Assessment of environmental damage
“How does the oil industry view this?”
“Compensation liability under Norwegian law is strict, and it is recognised by the industry. But Norwegian law only addresses the strictly economic damage of oil spills. The Russians, however, have added ecology to their calculations. If an oil spill results in the death of fish fry, yes, compensation must be paid. A large amount. The Russians have formulas for calculating this. This is why it is probably better for the oil companies to be sued in Norway than in Russia.”
Røsæg mentions another thing that means oil companies that have polluted the Russia coast might prefer to have the lawsuit heard in Norway. “The procedural rules in Norway make it attractive to bring a lawsuit in Norway. Here the rule is that all cases must be heard in a single court, and deadlines for bringing a case to court may be set. In addition, all responsibility from the licensees that operate an oil field and from those who have made an error is channelled to one individual operator. When all the claims are combined in this way, they are much easier to deal with.
Røsæg points out that it is also better to file a lawsuit and know what you are getting than to risk a potentially long, uncertain process in Russia. “I think the oil industry views this like I do, that they would be better served by expanding the Norwegian rules.”
“Must be adapted to the reality”
Apollon contacted the Norwegian Oil and Gas Association, a professional body and employers’ organisation for oil and supply companies on the Norwegian continental shelf.
“How does the oil industry view a possible expansion of the Norwegian rules?”
“The Norwegian Oil and Gas Association complies with the current legal compensation rules as they are laid down in the Petroleum Act, the Pollution Control Act and international conventions,” says Oluf Bjørndal, Manager of Legal Affairs, to Apollon.
“We are concerned that the framework at any given point in time is adapted to the reality we are living in,” he emphasises.
“Petroleum activity in the northern areas makes it natural to discuss this situation with the Ministry of Petroleum and Energy.”
Can Norway afford to be so selective in terms of who it gives the legal right of compensation to?
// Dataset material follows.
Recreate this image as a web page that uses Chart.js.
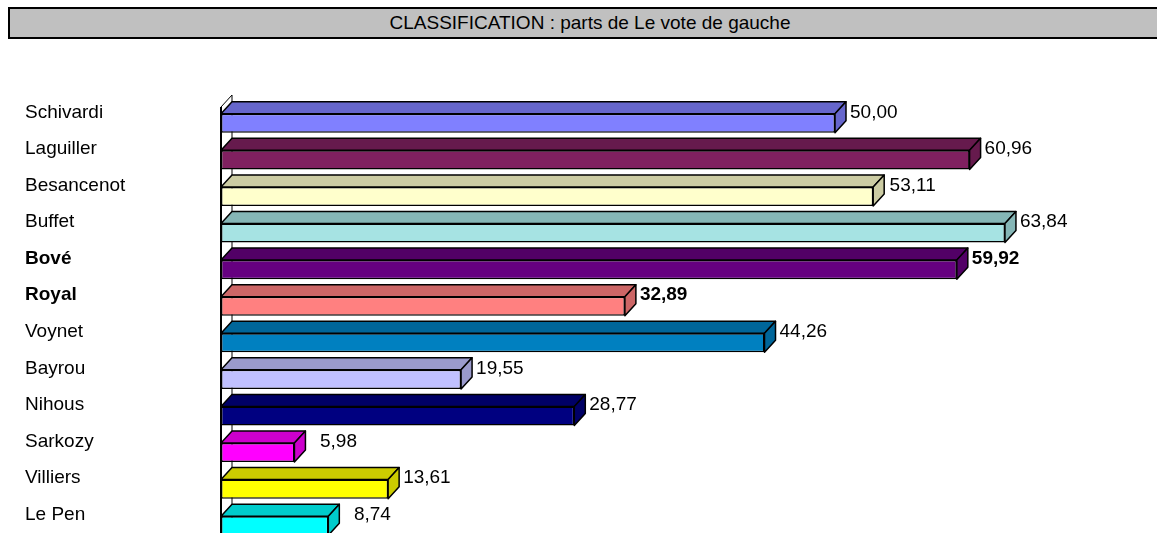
<!DOCTYPE html>
<html>
<head>
<meta charset="utf-8">
<script src="https://cdn.jsdelivr.net/npm/chart.js@4/dist/chart.umd.min.js"></script>
<style>
  html, body { margin: 0; padding: 0; background: #fff; overflow: hidden; }
  #wrap { position: relative; width: 1157px; height: 533px; overflow: hidden; }
  #title {
    position: absolute; left: 8px; top: 7px; width: 1160px; height: 28px; padding-right: 60px;
    background: #C0C0C0; border-top: 2px solid #000; border-left: 2px solid #000; border-bottom: 2px solid #000;
    font-family: 'Liberation Sans', Arial, sans-serif; font-size: 19px; line-height: 28px;
    text-align: center; color: #000; box-sizing: content-box;
  }
  #box { position: absolute; left: 0; top: 0; width: 1157px; height: 560px; }
</style>
</head>
<body>
<div id="wrap">
  <div id="box"><canvas id="chart"></canvas></div>
  <div id="title">CLASSIFICATION : parts de Le vote de gauche</div>
</div>
<script>
// data
const candidates = ["Schivardi", "Laguiller", "Besancenot", "Buffet", "Bové", "Royal",
  "Voynet", "Bayrou", "Nihous", "Sarkozy", "Villiers", "Le Pen"];
const shares = [50.00, 60.96, 53.11, 63.84, 59.92, 32.89, 44.26, 19.55, 28.77, 5.98, 13.61, 8.74];
const barColors = ["#8080FF", "#802060", "#FFFFCC", "#A6E3E3", "#660080", "#FF8080",
  "#0080C0", "#C0C0FF", "#000080", "#FF00FF", "#FFFF00", "#00FFFF"];
const boldNames = ["Bové", "Royal"];

const FONT = "'Liberation Sans', Arial, sans-serif";
const DX = 11, DY = 12; // depth of the 3d effect

const darker = (hex, f) => {
  const n = parseInt(hex.slice(1), 16);
  const r = Math.round(((n >> 16) & 255) * f);
  const g = Math.round(((n >> 8) & 255) * f);
  const b = Math.round((n & 255) * f);
  return `rgb(${r},${g},${b})`;
};

const fmt = (v) => v.toFixed(2).replace('.', ',');

// left wall of the 3d plot, behind the bars
const wallPlugin = {
  id: 'wall',
  beforeDatasetsDraw(chart) {
    const {ctx, chartArea} = chart;
    const x = chartArea.left, top = chartArea.top + 2, bottom = chartArea.bottom;
    ctx.save();
    ctx.beginPath();
    ctx.moveTo(x, bottom);
    ctx.lineTo(x, top);
    ctx.lineTo(x + DX, top - DY);
    ctx.lineTo(x + DX, bottom);
    ctx.closePath();
    ctx.fillStyle = '#fff';
    ctx.fill();
    ctx.strokeStyle = '#000';
    ctx.lineWidth = 1;
    ctx.stroke();
    ctx.lineWidth = 2;
    ctx.beginPath();
    ctx.moveTo(x, top);
    ctx.lineTo(x, bottom);
    ctx.stroke();
    ctx.restore();
  }
};

// top and side faces of each bar + value labels
const depthPlugin = {
  id: 'depth',
  afterDatasetsDraw(chart) {
    const {ctx} = chart;
    const meta = chart.getDatasetMeta(0);
    ctx.save();
    ctx.strokeStyle = '#000';
    ctx.lineWidth = 1.5;
    ctx.lineJoin = 'round';
    meta.data.forEach((bar, i) => {
      const {x, y, base, height} = bar.getProps(['x', 'y', 'base', 'height'], true);
      const t = y - height / 2, b = y + height / 2;
      const shade = darker(barColors[i], 0.8);
      // top face
      ctx.beginPath();
      ctx.moveTo(base, t);
      ctx.lineTo(base + DX, t - DY);
      ctx.lineTo(x + DX, t - DY);
      ctx.lineTo(x, t);
      ctx.closePath();
      ctx.fillStyle = shade;
      ctx.fill();
      ctx.stroke();
      // side face
      ctx.beginPath();
      ctx.moveTo(x, t);
      ctx.lineTo(x + DX, t - DY);
      ctx.lineTo(x + DX, b - DY);
      ctx.lineTo(x, b);
      ctx.closePath();
      ctx.fill();
      ctx.stroke();

      // value label, right aligned in a "00,00" wide box
      const bold = boldNames.includes(candidates[i]);
      ctx.font = `${bold ? 'bold ' : ''}19px ${FONT}`;
      const boxW = ctx.measureText('00,00').width;
      ctx.fillStyle = '#000';
      ctx.textAlign = 'right';
      ctx.textBaseline = 'middle';
      ctx.fillText(fmt(shares[i]), x + DX + 4 + boxW, y - 11);
    });
    ctx.restore();
  }
};

const chart = new Chart(document.getElementById('chart'), {
  type: 'bar',
  data: {
    labels: candidates,
    datasets: [{
      data: shares,
      backgroundColor: barColors,
      borderColor: '#000',
      borderWidth: 1.5,
      borderSkipped: false,
      categoryPercentage: 1,
      barPercentage: 0.52
    }]
  },
  options: {
    indexAxis: 'y',
    responsive: true,
    maintainAspectRatio: false,
    animation: false,
    layout: { padding: { top: 105, bottom: 16, left: 25, right: 15 } },
    plugins: { legend: { display: false }, title: { display: false }, tooltip: { enabled: false } },
    scales: {
      x: { display: false, min: 0, max: 75 },
      y: {
        grid: { display: false, drawTicks: false },
        border: { display: false },
        afterFit: (scale) => { scale.width = 196; },
        ticks: {
          crossAlign: 'far',
          labelOffset: -11,
          color: '#000',
          font: (c) => ({
            family: FONT,
            size: 19,
            weight: c.tick && boldNames.includes(c.tick.label) ? 'bold' : 'normal'
          })
        }
      }
    }
  },
  plugins: [wallPlugin, depthPlugin]
});
</script>
</body>
</html>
What does international law say about this?
According to Erik Røsæg, there are no clear, international rules on this.
“Most countries, and Norway above all others, build on the principle that polluters must pay. The line of thinking is this: It should not be free to pollute, because then there is even more pollution. The compensation rules in the Norwegian Petroleum Act contradict this principle,” he points out.
“Are there any rules in international law that make an entity liable for compensation?
“That would be a bit difficult, and the rules apply regardless of the state’s liability. If the state has allowed an activity that should not have been allowed, it may be held responsible. But it would be better to have effective, international rules regarding liability for those who carry out oil activity. The UN International Law Commission has prepared draft rules on this issue. In fact, the commission refers to the Nordic Environmental Protection Convention, and has said that companies must be on equal footing with the local populations. But this has not yet been recognised as an international principle,” says Røsæg.